Another peculiar case of host-viral interaction mediated by a microRNA occurs with the hepatitis C virus (HCV). HCV, which causes acute infection of the liver, often going undetected and progressing to chronic, uses the human miRNA miR-122 to recruit Argonaute2 proteins to the uncapped 5' end of its RNA genome, thereby masking it from the cellular antiviral response and stabilizing it. This interaction has led to the development of AMOs that target miR-122 in an effort to clear the virus from the hepatic cells. The most advanced of these compounds is miravirsen, a locked nucleic acid-DNA mixmer, currently undergoing clinical trials.
An interesting aspect of miravirsen is its reported ability to inhibit not just the mature miR-122, but to also invade the stem-loop structures in the microRNA precursor molecules, disrupting the biogenesis of miR-122 in biochemical assays and cell culture.

==== HCV ====
The primary method for using microRNA technology to target the Hepatitis C Virus (HCV) is by knocking-out the liver-specific microRNA. miRNA-122 binds to the 5' untranslatedregion of HCV's mRNA strand and, contrary to miRNA's normal function of repressing mRNA, actually upregulates the expression of the Hepatitis C Virus. Thus, the therapeutic goal in such a case would be to keep miRNA-122 from binding to HCV mRNA in order to prevent this mRNA from being expressed. However, miRNA-122 also regulates cholesterol (HDL) and the activity of tumor-suppressor genes (oncogenes).This means that not only will knocking out the microRNA-122 reduce the HCV infection, but it will also reduce the activity of tumor suppressor genes, potentially leading to liver cancer. In order to target HCV mRNA specifically (instead of miRNA-122 as a whole), Blockmir technology has been developed to solely target HCV mRNA, thus avoiding any sort of tampering with oncogene expression. This may be achieved by designing a Blockmir that matches seed 1.

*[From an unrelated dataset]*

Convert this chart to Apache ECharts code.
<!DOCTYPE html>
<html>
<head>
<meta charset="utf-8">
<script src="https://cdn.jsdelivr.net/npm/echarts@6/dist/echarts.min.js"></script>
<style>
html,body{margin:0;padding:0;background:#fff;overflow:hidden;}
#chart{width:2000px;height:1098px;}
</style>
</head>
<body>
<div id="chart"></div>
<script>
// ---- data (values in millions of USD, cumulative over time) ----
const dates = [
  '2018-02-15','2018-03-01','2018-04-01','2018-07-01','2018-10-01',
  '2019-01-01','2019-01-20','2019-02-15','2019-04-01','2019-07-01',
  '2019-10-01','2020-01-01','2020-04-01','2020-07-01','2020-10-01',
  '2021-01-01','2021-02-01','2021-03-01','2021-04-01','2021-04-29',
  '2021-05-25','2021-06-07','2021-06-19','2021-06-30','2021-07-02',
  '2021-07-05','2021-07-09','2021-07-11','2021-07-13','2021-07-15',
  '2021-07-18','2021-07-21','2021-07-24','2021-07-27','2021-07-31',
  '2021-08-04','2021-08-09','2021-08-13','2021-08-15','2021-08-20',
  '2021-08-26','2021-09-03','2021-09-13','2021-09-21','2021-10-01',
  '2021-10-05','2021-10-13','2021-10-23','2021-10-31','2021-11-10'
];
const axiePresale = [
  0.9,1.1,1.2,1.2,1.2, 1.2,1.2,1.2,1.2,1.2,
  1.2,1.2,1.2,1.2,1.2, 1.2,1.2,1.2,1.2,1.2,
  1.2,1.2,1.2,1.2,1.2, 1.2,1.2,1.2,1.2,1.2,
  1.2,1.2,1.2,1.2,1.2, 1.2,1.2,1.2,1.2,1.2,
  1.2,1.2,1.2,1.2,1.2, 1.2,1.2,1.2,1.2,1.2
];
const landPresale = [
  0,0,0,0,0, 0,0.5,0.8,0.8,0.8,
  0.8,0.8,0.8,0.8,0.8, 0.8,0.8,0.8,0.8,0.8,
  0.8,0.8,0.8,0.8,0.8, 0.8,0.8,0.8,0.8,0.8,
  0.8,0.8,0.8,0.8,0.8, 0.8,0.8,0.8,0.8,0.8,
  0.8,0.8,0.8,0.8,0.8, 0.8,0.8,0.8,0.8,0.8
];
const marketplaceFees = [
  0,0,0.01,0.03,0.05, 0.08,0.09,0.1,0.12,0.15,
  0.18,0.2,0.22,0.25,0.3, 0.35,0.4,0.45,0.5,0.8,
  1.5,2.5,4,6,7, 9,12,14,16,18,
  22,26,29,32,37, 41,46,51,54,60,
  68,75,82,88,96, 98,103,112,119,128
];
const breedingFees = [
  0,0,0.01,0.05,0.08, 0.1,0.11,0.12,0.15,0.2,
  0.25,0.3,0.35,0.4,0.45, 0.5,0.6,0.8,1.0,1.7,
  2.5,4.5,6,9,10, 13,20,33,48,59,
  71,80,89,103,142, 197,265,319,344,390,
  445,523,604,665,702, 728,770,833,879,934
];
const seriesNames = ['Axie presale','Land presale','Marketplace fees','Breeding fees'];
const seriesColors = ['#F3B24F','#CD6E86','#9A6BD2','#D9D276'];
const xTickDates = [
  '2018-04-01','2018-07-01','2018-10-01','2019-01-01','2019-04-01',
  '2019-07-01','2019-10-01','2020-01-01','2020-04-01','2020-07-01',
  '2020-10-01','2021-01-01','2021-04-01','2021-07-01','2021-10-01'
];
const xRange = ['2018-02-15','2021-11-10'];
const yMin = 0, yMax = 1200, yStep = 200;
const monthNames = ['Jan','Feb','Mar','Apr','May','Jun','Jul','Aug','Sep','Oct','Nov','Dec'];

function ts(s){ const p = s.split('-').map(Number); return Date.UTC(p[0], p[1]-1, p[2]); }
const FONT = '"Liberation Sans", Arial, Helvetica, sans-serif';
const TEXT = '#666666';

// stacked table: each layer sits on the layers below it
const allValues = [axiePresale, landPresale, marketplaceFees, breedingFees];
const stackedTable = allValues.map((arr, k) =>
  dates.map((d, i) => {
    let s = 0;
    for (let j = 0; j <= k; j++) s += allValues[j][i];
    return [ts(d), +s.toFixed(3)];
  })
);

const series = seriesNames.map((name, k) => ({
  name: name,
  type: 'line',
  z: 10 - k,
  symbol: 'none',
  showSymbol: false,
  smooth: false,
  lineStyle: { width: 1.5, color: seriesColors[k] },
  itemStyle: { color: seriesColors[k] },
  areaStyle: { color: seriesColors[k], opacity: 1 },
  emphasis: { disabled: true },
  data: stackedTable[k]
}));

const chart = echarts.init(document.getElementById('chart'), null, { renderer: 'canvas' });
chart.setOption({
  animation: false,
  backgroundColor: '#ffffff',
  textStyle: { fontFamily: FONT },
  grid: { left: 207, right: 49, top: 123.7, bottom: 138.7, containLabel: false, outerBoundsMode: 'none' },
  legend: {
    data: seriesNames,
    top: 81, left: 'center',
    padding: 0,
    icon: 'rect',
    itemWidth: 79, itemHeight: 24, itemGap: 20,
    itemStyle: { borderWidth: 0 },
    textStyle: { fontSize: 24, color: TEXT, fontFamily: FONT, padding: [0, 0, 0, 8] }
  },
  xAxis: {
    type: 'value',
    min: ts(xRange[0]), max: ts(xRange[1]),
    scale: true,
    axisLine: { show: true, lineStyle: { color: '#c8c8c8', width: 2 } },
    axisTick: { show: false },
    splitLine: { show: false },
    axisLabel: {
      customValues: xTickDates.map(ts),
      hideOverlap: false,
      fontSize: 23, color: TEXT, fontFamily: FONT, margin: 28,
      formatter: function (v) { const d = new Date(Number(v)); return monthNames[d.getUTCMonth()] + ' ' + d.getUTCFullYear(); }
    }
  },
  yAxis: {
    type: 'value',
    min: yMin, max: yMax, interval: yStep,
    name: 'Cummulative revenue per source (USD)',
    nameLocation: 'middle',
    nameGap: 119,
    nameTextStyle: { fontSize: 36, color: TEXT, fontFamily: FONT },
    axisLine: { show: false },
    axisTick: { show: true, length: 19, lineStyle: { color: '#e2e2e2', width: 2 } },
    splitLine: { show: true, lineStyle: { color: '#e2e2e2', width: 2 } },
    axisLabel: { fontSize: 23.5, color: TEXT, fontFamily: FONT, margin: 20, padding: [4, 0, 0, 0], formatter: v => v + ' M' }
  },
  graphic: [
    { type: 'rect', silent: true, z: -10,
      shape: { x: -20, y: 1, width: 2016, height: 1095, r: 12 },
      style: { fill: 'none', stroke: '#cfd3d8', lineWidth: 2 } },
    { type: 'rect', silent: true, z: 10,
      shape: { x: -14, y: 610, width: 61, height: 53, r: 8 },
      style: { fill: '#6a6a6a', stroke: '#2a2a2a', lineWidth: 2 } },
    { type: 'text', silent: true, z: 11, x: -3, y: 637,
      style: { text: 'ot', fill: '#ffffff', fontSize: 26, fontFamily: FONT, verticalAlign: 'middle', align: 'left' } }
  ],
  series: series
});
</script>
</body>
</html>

=== High-density lipoprotein ===
MicroRNA-33a/b inhibition in mice leads to increased blood high-density lipoprotein (HDL) levels. Abca1 is essential for production of HDL precursors in liver cells. In macrophages, Abca1 excretes cholesterol from oxidized cholesterol-carrying lipoproteins and thus counteracts atherosclerotic plaques. From this, it is hypothesized that microRNA-33 affects HDL via regulation of Abca1. Therefore, in order to target the regulation of Abca1, a blockmir can be developed that specifically binds to Abca1 mRNA molecules, thus blocking its miRNA site and upregulating its expression. Such an application of blockmir technology could lead to overall increased HDL levels.

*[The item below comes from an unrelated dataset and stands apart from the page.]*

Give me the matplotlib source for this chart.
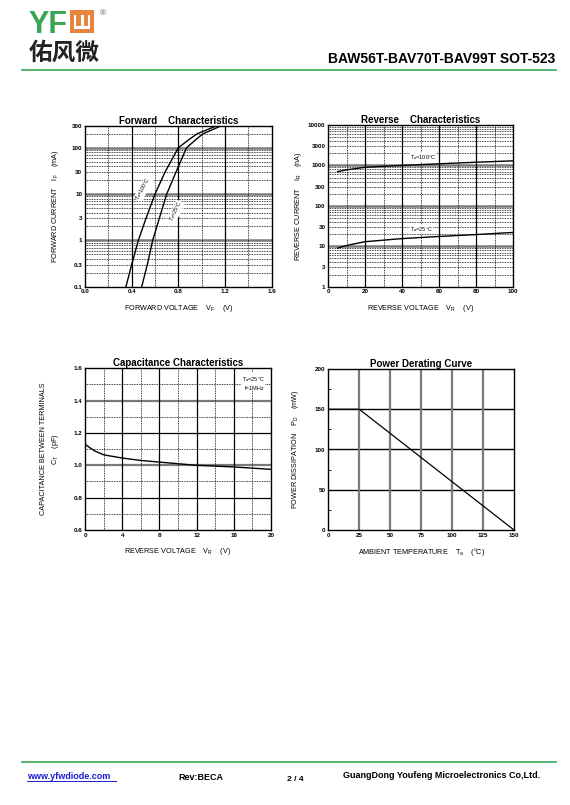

=== Insulin signalling ===
MicroRNA-103/107 inhibition in mice leads to increased insulin sensitivity and signalling It has been previously shown that caveolin-1-deficient mice show insulin resistance. MicroRNA-103/107 inhibition in caveolin-1-deficient mice had no effect on insulin sensitivity and signalling. Thus, microRNA-103/107 may affect insulin sensitivity by targeting caveolin-1.

=== Ischemia and immunotherapy ===
The blockmir CD5-2 has been shown to inhibit the interaction between miR-27 and VE-cadherin, enhancing recovery from ischemic injury in mice. The drug has also been shown to enhance T cell infiltration in combination with immunotherapy in mouse models of pancreatic cancer.